**Problem to work on:**
Gather all lines from the material that contain the word "matplotlib".

**Source material:**
--- Begin ---

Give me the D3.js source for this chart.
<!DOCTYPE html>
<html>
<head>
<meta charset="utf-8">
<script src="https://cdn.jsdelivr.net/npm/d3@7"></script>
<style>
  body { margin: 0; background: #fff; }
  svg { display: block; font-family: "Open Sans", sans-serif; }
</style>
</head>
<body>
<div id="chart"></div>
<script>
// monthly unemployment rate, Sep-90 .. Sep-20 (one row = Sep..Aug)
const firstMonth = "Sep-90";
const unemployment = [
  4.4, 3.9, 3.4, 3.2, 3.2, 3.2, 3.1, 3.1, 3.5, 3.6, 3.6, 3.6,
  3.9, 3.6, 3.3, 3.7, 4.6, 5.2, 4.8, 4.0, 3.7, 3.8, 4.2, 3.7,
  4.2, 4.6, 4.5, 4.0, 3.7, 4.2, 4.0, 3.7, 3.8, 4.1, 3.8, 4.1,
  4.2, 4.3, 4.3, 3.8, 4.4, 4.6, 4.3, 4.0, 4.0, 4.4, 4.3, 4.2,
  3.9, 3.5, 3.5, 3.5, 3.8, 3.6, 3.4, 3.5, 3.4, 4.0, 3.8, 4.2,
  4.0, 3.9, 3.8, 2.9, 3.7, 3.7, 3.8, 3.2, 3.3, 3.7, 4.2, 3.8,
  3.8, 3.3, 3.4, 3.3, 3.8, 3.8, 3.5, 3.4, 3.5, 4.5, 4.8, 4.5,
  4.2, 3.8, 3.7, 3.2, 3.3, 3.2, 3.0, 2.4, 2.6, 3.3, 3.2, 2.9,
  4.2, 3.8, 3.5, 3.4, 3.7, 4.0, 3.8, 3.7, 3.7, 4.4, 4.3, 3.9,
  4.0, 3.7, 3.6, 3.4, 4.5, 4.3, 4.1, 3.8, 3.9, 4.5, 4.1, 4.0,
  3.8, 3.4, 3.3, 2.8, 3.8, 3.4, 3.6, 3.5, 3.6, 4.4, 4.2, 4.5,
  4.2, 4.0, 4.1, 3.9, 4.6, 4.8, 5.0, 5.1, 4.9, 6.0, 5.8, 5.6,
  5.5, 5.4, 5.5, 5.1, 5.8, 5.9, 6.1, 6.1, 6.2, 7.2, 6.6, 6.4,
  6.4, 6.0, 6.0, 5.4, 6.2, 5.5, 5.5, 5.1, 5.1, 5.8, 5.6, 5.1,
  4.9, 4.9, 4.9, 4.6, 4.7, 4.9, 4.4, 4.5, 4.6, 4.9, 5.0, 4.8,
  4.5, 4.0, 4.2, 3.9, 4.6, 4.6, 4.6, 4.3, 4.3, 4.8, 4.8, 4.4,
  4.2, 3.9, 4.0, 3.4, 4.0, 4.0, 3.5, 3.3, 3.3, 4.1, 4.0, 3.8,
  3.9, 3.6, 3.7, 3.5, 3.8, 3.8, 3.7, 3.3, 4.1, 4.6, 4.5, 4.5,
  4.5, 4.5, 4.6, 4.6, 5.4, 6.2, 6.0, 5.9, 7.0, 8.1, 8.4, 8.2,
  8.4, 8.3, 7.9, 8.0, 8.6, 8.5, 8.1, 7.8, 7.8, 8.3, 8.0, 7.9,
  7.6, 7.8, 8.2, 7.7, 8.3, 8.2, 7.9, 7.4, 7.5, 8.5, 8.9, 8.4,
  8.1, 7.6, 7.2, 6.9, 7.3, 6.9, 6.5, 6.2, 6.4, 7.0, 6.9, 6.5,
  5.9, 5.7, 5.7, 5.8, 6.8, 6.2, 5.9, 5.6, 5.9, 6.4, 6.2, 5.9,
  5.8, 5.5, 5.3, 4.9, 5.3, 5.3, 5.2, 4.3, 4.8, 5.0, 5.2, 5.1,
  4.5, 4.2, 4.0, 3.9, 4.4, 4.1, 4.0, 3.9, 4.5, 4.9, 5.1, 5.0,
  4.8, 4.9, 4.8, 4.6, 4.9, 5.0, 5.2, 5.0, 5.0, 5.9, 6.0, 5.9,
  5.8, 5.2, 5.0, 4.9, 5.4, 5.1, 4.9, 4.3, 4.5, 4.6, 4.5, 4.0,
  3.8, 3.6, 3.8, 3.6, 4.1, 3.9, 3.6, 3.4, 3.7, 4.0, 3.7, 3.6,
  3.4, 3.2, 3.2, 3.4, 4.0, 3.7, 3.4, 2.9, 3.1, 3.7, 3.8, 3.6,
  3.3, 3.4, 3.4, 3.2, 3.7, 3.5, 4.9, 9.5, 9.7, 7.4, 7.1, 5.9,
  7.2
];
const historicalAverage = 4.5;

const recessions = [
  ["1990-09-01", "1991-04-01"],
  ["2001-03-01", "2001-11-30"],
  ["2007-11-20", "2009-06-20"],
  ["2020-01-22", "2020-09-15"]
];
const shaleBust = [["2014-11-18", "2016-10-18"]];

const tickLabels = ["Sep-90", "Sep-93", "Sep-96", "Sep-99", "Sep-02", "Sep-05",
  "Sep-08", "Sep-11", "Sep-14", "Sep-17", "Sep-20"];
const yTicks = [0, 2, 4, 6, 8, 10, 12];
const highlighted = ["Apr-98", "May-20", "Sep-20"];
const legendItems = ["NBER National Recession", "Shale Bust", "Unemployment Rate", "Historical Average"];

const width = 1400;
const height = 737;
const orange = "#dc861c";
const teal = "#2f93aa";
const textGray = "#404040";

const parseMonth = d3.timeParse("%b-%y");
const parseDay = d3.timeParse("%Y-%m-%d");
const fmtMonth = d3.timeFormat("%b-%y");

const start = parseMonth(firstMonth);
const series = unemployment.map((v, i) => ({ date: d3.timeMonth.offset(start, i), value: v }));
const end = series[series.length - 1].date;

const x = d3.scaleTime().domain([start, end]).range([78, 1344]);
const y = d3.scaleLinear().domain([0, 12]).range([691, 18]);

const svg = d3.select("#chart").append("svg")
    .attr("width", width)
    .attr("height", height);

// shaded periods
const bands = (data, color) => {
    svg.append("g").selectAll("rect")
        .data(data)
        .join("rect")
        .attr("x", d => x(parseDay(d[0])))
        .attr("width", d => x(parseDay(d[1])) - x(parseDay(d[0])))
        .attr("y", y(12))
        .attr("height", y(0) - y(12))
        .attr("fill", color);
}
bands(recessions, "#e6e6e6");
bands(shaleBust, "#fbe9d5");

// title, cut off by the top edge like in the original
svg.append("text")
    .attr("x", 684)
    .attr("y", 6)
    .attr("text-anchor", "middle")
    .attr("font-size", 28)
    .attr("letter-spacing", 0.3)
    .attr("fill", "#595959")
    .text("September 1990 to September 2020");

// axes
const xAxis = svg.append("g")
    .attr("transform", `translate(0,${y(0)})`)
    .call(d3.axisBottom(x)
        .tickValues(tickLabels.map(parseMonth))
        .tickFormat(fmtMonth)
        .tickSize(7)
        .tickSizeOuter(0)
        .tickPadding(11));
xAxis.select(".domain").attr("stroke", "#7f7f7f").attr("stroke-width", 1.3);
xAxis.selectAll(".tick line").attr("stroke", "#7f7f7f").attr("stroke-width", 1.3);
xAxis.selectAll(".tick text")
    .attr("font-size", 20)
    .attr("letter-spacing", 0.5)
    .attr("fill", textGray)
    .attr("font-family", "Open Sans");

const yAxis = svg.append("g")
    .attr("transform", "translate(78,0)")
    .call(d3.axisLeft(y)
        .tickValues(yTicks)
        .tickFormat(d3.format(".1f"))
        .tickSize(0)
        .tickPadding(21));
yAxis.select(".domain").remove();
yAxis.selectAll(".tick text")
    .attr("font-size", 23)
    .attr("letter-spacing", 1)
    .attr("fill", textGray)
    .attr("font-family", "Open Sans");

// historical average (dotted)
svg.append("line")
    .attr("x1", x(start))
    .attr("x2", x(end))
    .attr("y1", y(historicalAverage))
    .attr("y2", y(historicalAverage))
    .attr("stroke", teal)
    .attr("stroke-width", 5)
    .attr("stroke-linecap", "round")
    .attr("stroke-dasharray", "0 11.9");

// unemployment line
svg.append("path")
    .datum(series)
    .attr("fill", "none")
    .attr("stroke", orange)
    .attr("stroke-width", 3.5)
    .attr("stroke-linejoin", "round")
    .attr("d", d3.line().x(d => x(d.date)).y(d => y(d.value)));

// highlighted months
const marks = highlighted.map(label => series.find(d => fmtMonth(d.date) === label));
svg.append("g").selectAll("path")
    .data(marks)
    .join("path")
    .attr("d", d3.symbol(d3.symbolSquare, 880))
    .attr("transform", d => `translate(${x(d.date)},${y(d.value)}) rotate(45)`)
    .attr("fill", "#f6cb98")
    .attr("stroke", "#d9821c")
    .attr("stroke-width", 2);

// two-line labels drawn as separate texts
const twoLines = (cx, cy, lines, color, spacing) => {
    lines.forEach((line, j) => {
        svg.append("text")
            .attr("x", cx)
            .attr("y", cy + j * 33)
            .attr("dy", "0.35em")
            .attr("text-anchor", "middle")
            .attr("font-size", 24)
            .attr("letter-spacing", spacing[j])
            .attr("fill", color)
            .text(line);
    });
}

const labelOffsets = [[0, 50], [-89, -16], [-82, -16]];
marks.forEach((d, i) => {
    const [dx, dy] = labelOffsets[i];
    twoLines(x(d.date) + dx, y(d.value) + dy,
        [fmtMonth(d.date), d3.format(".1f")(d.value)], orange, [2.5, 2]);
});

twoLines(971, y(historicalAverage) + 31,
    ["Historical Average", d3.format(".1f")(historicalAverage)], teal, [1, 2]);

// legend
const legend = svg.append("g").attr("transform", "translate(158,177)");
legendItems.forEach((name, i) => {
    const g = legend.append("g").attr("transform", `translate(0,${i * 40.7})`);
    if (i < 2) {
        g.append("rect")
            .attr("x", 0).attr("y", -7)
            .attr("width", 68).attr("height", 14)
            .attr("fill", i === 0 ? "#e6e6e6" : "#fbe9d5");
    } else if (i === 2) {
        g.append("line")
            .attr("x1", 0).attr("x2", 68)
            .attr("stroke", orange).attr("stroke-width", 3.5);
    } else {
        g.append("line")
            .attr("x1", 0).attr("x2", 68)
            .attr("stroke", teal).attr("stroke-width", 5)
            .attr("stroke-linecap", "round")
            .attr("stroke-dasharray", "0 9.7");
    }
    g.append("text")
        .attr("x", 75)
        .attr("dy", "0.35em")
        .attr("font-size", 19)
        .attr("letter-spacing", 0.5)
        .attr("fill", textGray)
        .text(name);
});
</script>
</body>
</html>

--- End ---
--- Begin ---

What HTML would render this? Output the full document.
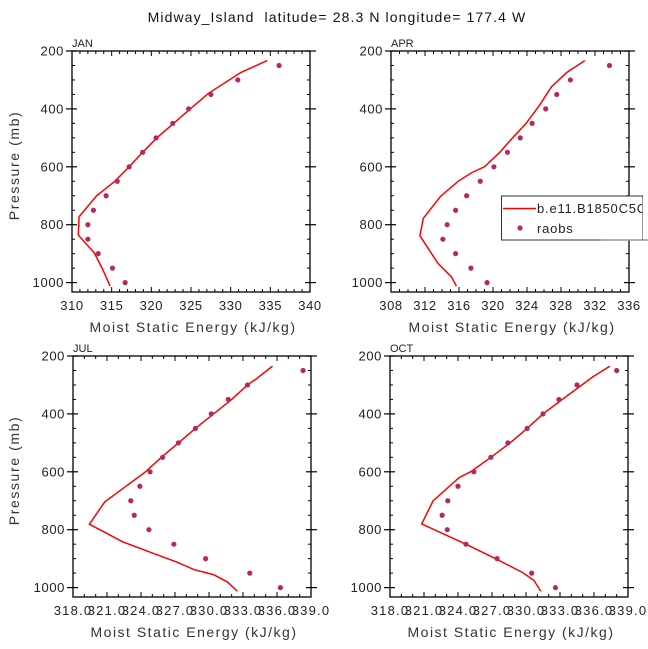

--- End ---
--- Begin ---

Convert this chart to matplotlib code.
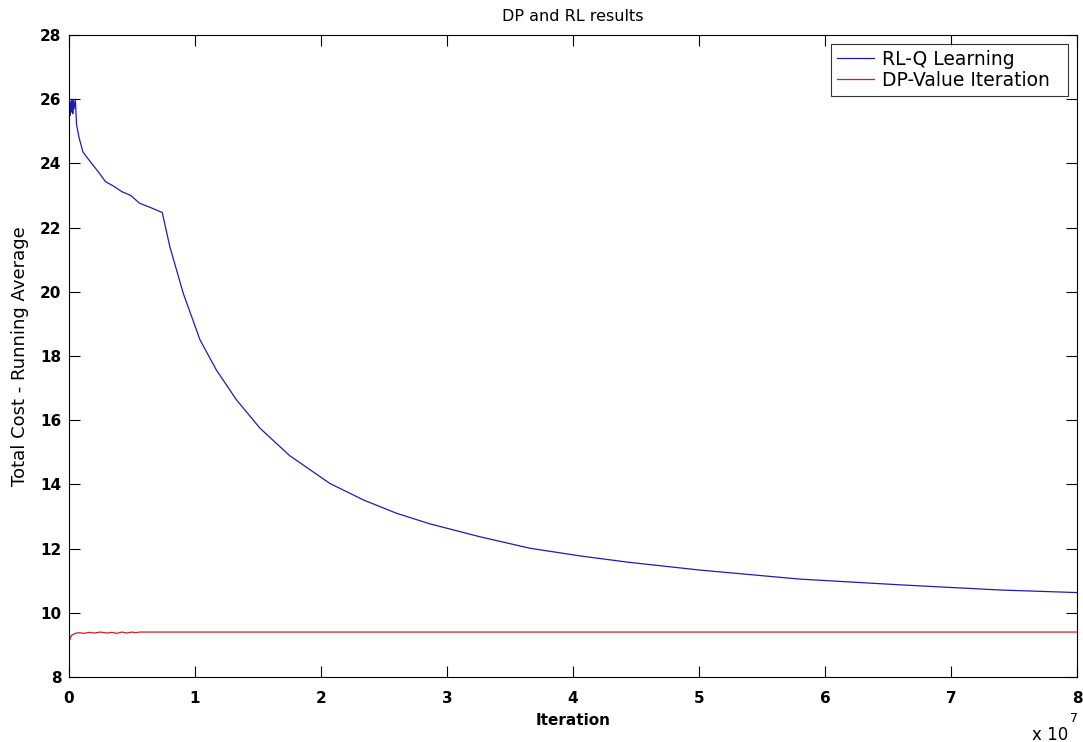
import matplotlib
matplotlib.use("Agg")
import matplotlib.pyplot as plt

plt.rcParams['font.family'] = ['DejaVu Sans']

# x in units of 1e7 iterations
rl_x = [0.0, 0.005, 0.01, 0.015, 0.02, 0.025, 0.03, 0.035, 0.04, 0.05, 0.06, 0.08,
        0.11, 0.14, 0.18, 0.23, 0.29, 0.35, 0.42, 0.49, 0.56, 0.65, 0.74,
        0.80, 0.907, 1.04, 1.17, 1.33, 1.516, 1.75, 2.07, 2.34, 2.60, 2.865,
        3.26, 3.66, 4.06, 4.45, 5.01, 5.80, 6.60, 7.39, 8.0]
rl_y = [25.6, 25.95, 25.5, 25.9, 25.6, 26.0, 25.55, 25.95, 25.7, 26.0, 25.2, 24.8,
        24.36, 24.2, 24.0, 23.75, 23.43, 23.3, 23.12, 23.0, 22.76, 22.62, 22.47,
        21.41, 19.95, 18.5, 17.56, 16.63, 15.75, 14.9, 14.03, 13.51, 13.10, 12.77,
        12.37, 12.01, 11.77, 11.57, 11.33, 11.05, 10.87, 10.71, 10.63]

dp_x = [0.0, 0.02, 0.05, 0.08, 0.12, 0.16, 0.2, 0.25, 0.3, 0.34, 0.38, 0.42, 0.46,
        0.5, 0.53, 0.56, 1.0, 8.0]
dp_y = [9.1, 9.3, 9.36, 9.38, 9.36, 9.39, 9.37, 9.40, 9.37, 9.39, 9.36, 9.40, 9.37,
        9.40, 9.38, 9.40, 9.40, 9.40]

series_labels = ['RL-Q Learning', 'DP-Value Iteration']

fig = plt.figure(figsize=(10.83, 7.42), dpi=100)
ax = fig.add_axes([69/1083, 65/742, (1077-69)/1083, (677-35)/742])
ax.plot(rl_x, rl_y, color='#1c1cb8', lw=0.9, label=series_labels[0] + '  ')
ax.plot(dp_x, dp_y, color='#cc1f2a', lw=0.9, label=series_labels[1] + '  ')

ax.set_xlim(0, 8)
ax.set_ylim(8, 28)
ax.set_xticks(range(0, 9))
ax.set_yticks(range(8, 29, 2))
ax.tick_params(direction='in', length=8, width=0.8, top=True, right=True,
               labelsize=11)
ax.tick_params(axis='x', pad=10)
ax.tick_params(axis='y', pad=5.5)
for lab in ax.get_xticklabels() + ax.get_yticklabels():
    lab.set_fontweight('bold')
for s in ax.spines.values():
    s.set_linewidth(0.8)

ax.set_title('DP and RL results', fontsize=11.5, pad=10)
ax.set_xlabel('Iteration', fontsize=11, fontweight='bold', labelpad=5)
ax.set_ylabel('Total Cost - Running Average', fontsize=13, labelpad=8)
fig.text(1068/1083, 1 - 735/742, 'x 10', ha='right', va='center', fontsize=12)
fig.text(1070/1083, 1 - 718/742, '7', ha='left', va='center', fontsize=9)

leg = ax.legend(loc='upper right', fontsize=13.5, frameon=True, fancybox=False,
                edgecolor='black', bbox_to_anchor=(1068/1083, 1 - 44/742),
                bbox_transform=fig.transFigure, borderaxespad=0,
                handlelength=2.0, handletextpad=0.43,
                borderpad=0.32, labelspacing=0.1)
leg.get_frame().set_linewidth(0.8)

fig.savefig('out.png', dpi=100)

--- End ---

**Answer for this exercise:**
Convert this chart to matplotlib code.
import matplotlib
matplotlib.use("Agg")
import matplotlib.pyplot as plt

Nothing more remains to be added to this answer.